A r c h i v e d  I n f o r m a t i o n

School-Linked Comprehensive Services for Children and Families - April 1995

Assistant Secretary's Remarks

America's educators have long understood what the rest of the nation is slowly learning: The time has come to recapture the spirit of community, the spirit of kinship and neighborliness that is essential to our national well-being.

It is this understanding that gives urgency to the imperative for comprehensive, coordinated school-linked services. If we are to prepare our young people for the challenging changes of the 21st century, education reform initiatives must target a complex constellation of problems. We must act on our knowledge that the learning environment extends far beyond the four walls of the classroom. Indeed, the school is but one strand of the social tapestry that must be woven tightly together if we are to protect our children from forces that dim their hopes and diminish their potential.

The movement toward coordinated services remains in its nascent stages, a time when hypotheses are far more common than certainties. Answers are elusive, and our knowledge limited to identifying the issues that must move front and center if comprehensive school change is not to be stymied by a narrow vision of the prerequisites for academic success. But this much is certain: Time is short; the public is impatient. We must accelerate progression toward the day when reform is guided by the joint efforts of researchers, practitioners, parents, social workers, health professionals, law enforcement officials, members of the business community, and other civic-minded citizens.
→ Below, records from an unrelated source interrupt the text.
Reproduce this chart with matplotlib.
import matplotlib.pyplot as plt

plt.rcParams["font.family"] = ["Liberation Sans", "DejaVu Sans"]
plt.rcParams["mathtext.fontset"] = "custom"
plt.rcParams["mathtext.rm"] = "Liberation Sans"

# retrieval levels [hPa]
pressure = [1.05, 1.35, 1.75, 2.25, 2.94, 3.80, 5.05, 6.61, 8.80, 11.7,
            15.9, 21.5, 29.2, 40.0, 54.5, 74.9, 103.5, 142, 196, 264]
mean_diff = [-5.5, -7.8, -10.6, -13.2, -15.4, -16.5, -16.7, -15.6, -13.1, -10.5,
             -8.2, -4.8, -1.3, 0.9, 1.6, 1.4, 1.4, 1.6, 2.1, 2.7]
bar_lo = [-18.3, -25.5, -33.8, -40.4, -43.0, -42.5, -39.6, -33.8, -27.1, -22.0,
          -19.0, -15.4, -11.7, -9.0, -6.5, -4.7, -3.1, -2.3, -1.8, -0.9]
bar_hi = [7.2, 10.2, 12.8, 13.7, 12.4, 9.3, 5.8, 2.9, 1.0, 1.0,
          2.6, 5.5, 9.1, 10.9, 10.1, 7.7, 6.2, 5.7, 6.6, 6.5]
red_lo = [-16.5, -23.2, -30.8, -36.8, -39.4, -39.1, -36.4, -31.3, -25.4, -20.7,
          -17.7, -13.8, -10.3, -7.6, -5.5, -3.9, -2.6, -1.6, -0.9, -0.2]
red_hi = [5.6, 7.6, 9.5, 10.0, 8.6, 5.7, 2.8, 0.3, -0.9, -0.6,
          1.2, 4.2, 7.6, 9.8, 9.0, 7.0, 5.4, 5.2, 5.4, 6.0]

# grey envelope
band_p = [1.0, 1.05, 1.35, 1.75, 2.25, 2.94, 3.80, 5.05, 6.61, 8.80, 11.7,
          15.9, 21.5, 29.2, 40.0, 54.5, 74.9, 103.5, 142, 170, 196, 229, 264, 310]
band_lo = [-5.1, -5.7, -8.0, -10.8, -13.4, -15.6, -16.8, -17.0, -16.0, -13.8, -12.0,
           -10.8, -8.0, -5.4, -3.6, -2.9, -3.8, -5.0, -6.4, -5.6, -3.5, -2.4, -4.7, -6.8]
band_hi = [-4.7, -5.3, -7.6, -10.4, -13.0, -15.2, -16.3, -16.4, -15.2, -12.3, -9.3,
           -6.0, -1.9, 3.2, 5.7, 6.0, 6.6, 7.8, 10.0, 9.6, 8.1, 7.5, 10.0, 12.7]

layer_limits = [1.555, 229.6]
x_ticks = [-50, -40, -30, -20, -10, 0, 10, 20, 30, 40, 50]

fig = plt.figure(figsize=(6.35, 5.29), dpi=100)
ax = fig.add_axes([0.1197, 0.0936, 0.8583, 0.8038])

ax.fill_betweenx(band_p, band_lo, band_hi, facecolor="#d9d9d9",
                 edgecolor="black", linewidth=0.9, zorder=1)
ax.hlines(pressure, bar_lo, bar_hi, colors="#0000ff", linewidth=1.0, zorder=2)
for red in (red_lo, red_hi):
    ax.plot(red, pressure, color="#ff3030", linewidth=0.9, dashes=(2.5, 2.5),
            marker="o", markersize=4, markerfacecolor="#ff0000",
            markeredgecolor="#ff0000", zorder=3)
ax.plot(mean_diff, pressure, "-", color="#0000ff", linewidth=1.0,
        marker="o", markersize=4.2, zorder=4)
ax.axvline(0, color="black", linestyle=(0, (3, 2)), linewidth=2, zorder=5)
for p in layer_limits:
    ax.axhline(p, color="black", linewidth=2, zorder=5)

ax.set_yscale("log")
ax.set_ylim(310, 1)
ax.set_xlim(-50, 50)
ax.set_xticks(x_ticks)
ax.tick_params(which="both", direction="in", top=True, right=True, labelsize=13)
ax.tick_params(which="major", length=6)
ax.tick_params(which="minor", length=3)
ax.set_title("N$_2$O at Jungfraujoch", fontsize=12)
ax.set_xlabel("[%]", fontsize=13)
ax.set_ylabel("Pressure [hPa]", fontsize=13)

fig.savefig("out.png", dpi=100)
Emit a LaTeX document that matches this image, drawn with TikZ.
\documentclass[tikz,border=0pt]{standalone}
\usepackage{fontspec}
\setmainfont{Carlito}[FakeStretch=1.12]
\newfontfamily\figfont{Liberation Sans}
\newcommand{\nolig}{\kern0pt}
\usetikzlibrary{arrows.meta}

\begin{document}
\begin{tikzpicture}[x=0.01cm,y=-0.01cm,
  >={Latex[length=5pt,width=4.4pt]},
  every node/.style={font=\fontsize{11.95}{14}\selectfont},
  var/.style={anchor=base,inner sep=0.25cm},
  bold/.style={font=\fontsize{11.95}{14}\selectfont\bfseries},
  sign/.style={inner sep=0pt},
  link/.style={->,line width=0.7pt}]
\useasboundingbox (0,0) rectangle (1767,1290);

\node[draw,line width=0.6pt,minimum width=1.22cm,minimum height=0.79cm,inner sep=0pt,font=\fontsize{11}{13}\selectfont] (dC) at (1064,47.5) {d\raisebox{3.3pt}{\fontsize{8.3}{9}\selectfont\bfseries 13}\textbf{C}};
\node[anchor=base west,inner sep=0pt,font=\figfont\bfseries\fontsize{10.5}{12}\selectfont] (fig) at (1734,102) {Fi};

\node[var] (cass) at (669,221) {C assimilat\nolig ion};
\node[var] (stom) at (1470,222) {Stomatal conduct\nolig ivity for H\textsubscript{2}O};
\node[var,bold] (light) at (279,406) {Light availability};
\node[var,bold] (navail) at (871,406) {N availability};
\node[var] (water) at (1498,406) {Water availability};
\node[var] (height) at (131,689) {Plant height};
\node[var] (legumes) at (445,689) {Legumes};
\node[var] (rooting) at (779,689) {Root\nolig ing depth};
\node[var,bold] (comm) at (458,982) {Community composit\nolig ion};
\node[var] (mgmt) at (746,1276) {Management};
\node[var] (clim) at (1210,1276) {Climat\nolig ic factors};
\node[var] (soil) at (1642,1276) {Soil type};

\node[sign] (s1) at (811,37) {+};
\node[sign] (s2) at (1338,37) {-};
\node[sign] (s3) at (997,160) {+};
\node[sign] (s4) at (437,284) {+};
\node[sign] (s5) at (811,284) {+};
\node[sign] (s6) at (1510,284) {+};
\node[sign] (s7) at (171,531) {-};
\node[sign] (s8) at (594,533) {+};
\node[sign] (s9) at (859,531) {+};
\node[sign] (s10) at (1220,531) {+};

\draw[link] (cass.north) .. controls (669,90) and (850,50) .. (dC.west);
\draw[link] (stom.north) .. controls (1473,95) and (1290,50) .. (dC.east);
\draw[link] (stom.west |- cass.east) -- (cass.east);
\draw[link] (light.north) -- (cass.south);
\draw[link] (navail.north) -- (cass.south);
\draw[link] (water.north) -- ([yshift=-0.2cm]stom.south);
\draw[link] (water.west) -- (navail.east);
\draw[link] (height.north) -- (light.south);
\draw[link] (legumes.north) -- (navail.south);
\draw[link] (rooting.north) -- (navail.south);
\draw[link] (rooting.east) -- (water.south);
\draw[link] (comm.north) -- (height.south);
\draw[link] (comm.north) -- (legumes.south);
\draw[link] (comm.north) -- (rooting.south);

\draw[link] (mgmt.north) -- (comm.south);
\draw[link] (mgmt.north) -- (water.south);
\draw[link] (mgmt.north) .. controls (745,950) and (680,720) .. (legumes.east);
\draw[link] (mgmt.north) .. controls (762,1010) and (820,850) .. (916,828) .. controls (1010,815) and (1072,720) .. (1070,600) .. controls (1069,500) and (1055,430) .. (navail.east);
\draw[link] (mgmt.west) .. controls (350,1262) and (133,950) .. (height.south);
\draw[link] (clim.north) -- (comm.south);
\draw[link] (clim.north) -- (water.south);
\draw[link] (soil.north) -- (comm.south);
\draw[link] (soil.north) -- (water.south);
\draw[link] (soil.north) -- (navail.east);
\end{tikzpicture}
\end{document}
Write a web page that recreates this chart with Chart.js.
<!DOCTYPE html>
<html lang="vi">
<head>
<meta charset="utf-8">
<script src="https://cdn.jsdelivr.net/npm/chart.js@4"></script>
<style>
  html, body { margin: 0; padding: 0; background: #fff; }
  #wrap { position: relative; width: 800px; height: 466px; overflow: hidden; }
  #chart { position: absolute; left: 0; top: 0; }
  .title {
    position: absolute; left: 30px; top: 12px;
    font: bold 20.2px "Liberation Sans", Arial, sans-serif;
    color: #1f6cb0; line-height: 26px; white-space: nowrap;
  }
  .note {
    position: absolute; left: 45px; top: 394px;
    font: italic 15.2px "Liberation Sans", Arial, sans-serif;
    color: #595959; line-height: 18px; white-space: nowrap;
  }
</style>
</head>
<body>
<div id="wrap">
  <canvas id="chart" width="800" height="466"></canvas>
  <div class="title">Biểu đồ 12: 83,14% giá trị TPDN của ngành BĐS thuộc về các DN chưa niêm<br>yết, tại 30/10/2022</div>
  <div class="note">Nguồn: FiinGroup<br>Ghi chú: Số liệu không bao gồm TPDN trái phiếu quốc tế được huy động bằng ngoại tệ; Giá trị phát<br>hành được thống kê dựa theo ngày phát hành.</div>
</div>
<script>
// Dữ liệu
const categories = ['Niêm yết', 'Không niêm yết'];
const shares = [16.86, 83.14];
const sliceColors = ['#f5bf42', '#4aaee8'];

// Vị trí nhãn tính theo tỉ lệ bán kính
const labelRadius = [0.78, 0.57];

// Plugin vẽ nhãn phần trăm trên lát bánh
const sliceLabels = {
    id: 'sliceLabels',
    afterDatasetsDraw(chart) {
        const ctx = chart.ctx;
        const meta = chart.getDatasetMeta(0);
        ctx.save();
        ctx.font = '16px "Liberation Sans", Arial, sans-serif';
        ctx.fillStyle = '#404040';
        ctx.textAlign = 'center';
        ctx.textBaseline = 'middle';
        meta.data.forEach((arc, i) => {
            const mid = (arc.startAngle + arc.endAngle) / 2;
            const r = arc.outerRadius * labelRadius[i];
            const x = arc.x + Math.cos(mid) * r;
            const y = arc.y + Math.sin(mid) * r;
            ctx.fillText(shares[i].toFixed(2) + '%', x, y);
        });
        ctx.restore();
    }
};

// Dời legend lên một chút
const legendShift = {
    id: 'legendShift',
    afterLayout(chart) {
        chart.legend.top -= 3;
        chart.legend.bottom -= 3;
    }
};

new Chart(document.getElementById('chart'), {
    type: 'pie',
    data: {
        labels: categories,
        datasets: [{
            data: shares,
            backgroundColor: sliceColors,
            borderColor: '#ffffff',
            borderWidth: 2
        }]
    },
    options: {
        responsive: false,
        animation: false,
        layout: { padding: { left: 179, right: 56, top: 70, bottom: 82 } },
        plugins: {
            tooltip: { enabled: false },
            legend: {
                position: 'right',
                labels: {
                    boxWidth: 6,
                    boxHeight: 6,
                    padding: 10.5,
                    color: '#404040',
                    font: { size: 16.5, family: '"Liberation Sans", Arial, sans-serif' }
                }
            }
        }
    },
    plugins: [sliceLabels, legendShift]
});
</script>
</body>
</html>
The harsh lesson of recent years is that reform in the absence of a comprehensive, cohesive, and compassionate social agenda will once again become a patch-work quilt of fragmented and conflicting elements. The integrated approach to education renewal that we advocate has the clear potential to halt the stop-and-start, three-steps-forward/two-steps-back history of education reform. The time has come to reach across self-created divides and focus on the whole child and the whole family and the whole community. Tunnel vision must give way to panoramic vision.

If we make this adjustment in our analytical lenses, we can then see clearly that the programs serving the needs of our young people cannot exist in splendid isolation from one another. To illustrate this thesis in dramatic fashion, I would contend that quality education begins with quality prenatal care, is enhanced by innovative recreational services for all children, and fortified by policies rooted in a realistic assessment of the profound challenges today confronting America's families. There is no hyperbole in this assertion.

We need, now more than ever, to be bolder, more imaginative, and above all more holistic in our thinking. We must give new meaning to the phrase service to the common good. We must establish a knowledge base that defines the best approaches to integrated, coordinated services. Our goal is nothing less than to lay the groundwork for a citizens' alliance for education progress. Our foremost commitment is to the creation of a society that understands--and acts on that understanding--that "we do not inherit the world from our ancestors; we borrow the world from our children."